PROBLEM REQUIREMENTS:
Only the lines from the top of the listing below to the line that has "const thickness = v" should be echoed, with both ends kept and pictures left out.

AVAILABLE DATA:

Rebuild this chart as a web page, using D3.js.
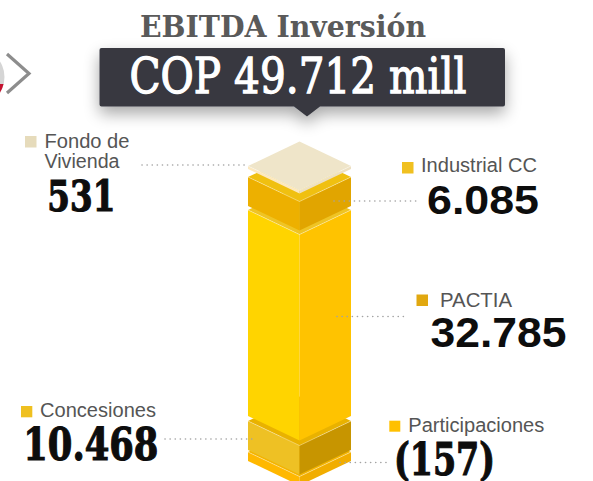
<!DOCTYPE html>
<html>
<head>
<meta charset="utf-8">
<script src="https://cdn.jsdelivr.net/npm/d3@7/dist/d3.min.js"></script>
<style>
  html, body { margin: 0; padding: 0; background: #ffffff; overflow: hidden; }
  svg { display: block; }
</style>
</head>
<body>
<div id="chart"></div>
<script>
// ---------- data ----------
const chartTitle = "EBITDA Inversión";
const totalPrefix = "COP ";
const totalSuffix = " mill";
const categories = ["Fondo de Vivienda", "Industrial CC", "PACTIA", "Concesiones", "Participaciones"];
const categoryLines = [["Fondo de", "Vivienda"], ["Industrial CC"], ["PACTIA"], ["Concesiones"], ["Participaciones"]];
const values = [531, 6085, 32785, 10468, -157];

// ---------- setup ----------
const W = 593, H = 481;
const svg = d3.select("#chart").append("svg").attr("width", W).attr("height", H);

const esLocale = d3.formatLocale({ decimal: ",", thousands: ".", grouping: [3], currency: ["", ""] });
const fmt = esLocale.format(",.0f");
const fmtVal = v => v < 0 ? "(" + fmt(-v) + ")" : fmt(v);
const total = d3.sum(values);

// styles per segment
const faceColors = [
  { top: "#efe5c9", left: "#fce8bf", right: "#ede0c2", key: "#e6dbbb" },
  { top: "#f0c010", left: "#edb000", right: "#e1a500", key: "#f0c020" },
  { top: "#efc424", left: "#ffd400", right: "#ffc300", key: "#e1a810" },
  { top: "#e9b200", left: "#eec124", right: "#c79500", key: "#efc020" },
  { top: "#f3b400", left: "#ffb800", right: "#f1ad00", key: "#ffc000" }
];

// stylised tiers: the infographic does not draw heights proportionally
const tier = d3.scaleThreshold().domain([1000, 20000]).range([3, 29, 206]);
const negativeSlab = 9;
const thickness = v => v < 0 ? negativeSlab : tier(Math.abs(v));

const cx = 299.5, hw = 51.5, d = 24.5;
const gaps = [8, 4, 5, 2];
let cursor = 166;
const segs = values.map((v, i) => {
  const h = thickness(v);
  const s = { i, v, t: cursor, h };
  cursor += h + (gaps[i] || 0);
  return s;
});

const line = d3.line();
const gCol = svg.append("g");
segs.slice().reverse().forEach(s => {
  const t = s.t, h = s.h, c = faceColors[s.i];
  const g = gCol.append("g");
  g.append("path").attr("d", line([[cx - hw, t], [cx, t + d], [cx, t + d + h], [cx - hw, t + h]]) + "Z")
    .attr("fill", c.left);
  g.append("path").attr("d", line([[cx, t + d], [cx + hw, t], [cx + hw, t + h], [cx, t + d + h]]) + "Z")
    .attr("fill", c.right);
  g.append("path").attr("d", line([[cx - hw, t], [cx, t - d], [cx + hw, t], [cx, t + d]]) + "Z")
    .attr("fill", c.top);
  g.append("path").attr("d", line([[cx - hw, t], [cx, t + d], [cx + hw, t]]))
    .attr("fill", "none").attr("stroke", "rgba(255,255,255,0.45)").attr("stroke-width", 0.8);
});

// ---------- header ----------
const defs = svg.append("defs");
const f = defs.append("filter").attr("id", "shadow").attr("x", "-20%").attr("y", "-40%").attr("width", "140%").attr("height", "200%");
f.append("feGaussianBlur").attr("in", "SourceAlpha").attr("stdDeviation", 8);
f.append("feOffset").attr("dx", 0).attr("dy", 7).attr("result", "ob");
f.append("feComponentTransfer").append("feFuncA").attr("type", "linear").attr("slope", 0.35);
const fm = f.append("feMerge");
fm.append("feMergeNode");
fm.append("feMergeNode").attr("in", "SourceGraphic");

svg.append("text")
  .attr("x", 140).attr("y", 36.7)
  .attr("font-family", "'DejaVu Serif', serif").attr("font-weight", "bold").attr("font-size", 30)
  .attr("fill", "#5a5a5a")
  .attr("textLength", 286).attr("lengthAdjust", "spacingAndGlyphs")
  .text(chartTitle);

const bx0 = 99.5, bx1 = 505, by0 = 48, by1 = 106.5, r = 2;
const boxPath = `M${bx0 + r},${by0} H${bx1 - r} Q${bx1},${by0} ${bx1},${by0 + r} V${by1 - r} Q${bx1},${by1} ${bx1 - r},${by1}
  H320 L307,116.5 L294,${by1} H${bx0 + r} Q${bx0},${by1} ${bx0},${by1 - r} V${by0 + r} Q${bx0},${by0} ${bx0 + r},${by0} Z`;
svg.append("path").attr("d", boxPath).attr("fill", "#373941").attr("filter", "url(#shadow)");

svg.append("text")
  .attr("x", 129.5).attr("y", 92.7)
  .attr("font-family", "'DejaVu Serif', serif").attr("font-size", 49)
  .attr("fill", "#ffffff").attr("stroke", "#ffffff").attr("stroke-width", 1.3)
  .attr("textLength", 337).attr("lengthAdjust", "spacingAndGlyphs")
  .text(totalPrefix + fmt(total) + totalSuffix);

// left nav icon
const clip = defs.append("clipPath").attr("id", "circ");
clip.append("circle").attr("cx", -24).attr("cy", 77).attr("r", 28.5);
const gi = svg.append("g").attr("clip-path", "url(#circ)");
gi.append("rect").attr("x", -60).attr("y", 40).attr("width", 70).attr("height", 80).attr("fill", "#d5d5d5");
gi.append("rect").attr("x", -60).attr("y", 84).attr("width", 70).attr("height", 40).attr("fill", "#c4122f");
svg.append("path").attr("d", line([[7, 54], [29, 73.5], [7, 93]]))
  .attr("fill", "none").attr("stroke", "#8d8d8d").attr("stroke-width", 3.2);

// ---------- labels ----------
const labelLayout = [
  { kx: 25, ky: 136, ks: 11.5, tx: 44.5, ty: 148.3, lh: 19.4, tw: [85, 75], nx: 47.3, ny: 210.7, nfs: 42, nw: 68, serif: true, lead: [142, 248, 165] },
  { kx: 402, ky: 162, ks: 11.5, tx: 421, ty: 172, lh: 0, tw: [116], nx: 427, ny: 214, nfs: 41, nw: 112, serif: false, lead: [334, 419, 201] },
  { kx: 416.5, ky: 294.5, ks: 11.5, tx: 440, ty: 306.7, lh: 0, tw: [72], nx: 430.5, ny: 346.7, nfs: 43, nw: 136, serif: false, lead: [337, 408, 316.5] },
  { kx: 21, ky: 406, ks: 11.3, tx: 40, ty: 416.7, lh: 0, tw: [116], nx: 23.3, ny: 460, nfs: 45, nw: 135, serif: true, lead: [165, 256, 439] },
  { kx: 389.3, ky: 420.7, ks: 11, tx: 408.3, ty: 432.3, lh: 0, tw: [136], nx: 394, ny: 475, nfs: 45, nw: 101, serif: true, lead: [340, 390, 462.5] }
];

const gl = svg.append("g");
categories.forEach((cat, i) => {
  const L = labelLayout[i];
  gl.append("line")
    .attr("x1", L.lead[0]).attr("x2", L.lead[1]).attr("y1", L.lead[2]).attr("y2", L.lead[2])
    .attr("stroke", "#a3a3a3").attr("stroke-width", 1.6).attr("stroke-linecap", "round")
    .attr("stroke-dasharray", "0.1 5");
  gl.append("rect").attr("x", L.kx).attr("y", L.ky).attr("width", L.ks).attr("height", L.ks)
    .attr("fill", faceColors[i].key);
  categoryLines[i].forEach((ln, j) => {
    gl.append("text")
      .attr("x", L.tx).attr("y", L.ty + j * L.lh)
      .attr("font-family", "'Liberation Sans', Arial, sans-serif").attr("font-size", 20)
      .attr("fill", "#555555")
      .attr("textLength", L.tw[j]).attr("lengthAdjust", "spacingAndGlyphs")
      .text(ln);
  });
  gl.append("text")
    .attr("x", L.nx).attr("y", L.ny)
    .attr("font-family", L.serif ? "'DejaVu Serif', serif" : "'Liberation Sans', Arial, sans-serif")
    .attr("font-weight", "bold").attr("font-size", L.nfs)
    .attr("fill", "#0d0d0d")
    .attr("stroke", L.serif ? "#0d0d0d" : "none").attr("stroke-width", L.serif ? 1.2 : 0)
    .attr("textLength", L.nw).attr("lengthAdjust", "spacingAndGlyphs")
    .text(fmtVal(values[i]));
});
</script>
</body>
</html>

RESPONSE:
Rebuild this chart as a web page, using D3.js.
<!DOCTYPE html>
<html>
<head>
<meta charset="utf-8">
<script src="https://cdn.jsdelivr.net/npm/d3@7/dist/d3.min.js"></script>
<style>
  html, body { margin: 0; padding: 0; background: #ffffff; overflow: hidden; }
  svg { display: block; }
</style>
</head>
<body>
<div id="chart"></div>
<script>
// ---------- data ----------
const chartTitle = "EBITDA Inversión";
const totalPrefix = "COP ";
const totalSuffix = " mill";
const categories = ["Fondo de Vivienda", "Industrial CC", "PACTIA", "Concesiones", "Participaciones"];
const categoryLines = [["Fondo de", "Vivienda"], ["Industrial CC"], ["PACTIA"], ["Concesiones"], ["Participaciones"]];
const values = [531, 6085, 32785, 10468, -157];

// ---------- setup ----------
const W = 593, H = 481;
const svg = d3.select("#chart").append("svg").attr("width", W).attr("height", H);

const esLocale = d3.formatLocale({ decimal: ",", thousands: ".", grouping: [3], currency: ["", ""] });
const fmt = esLocale.format(",.0f");
const fmtVal = v => v < 0 ? "(" + fmt(-v) + ")" : fmt(v);
const total = d3.sum(values);

// styles per segment
const faceColors = [
  { top: "#efe5c9", left: "#fce8bf", right: "#ede0c2", key: "#e6dbbb" },
  { top: "#f0c010", left: "#edb000", right: "#e1a500", key: "#f0c020" },
  { top: "#efc424", left: "#ffd400", right: "#ffc300", key: "#e1a810" },
  { top: "#e9b200", left: "#eec124", right: "#c79500", key: "#efc020" },
  { top: "#f3b400", left: "#ffb800", right: "#f1ad00", key: "#ffc000" }
];

// stylised tiers: the infographic does not draw heights proportionally
const tier = d3.scaleThreshold().domain([1000, 20000]).range([3, 29, 206]);
const negativeSlab = 9;
const thickness = v => v < 0 ? negativeSlab : tier(Math.abs(v));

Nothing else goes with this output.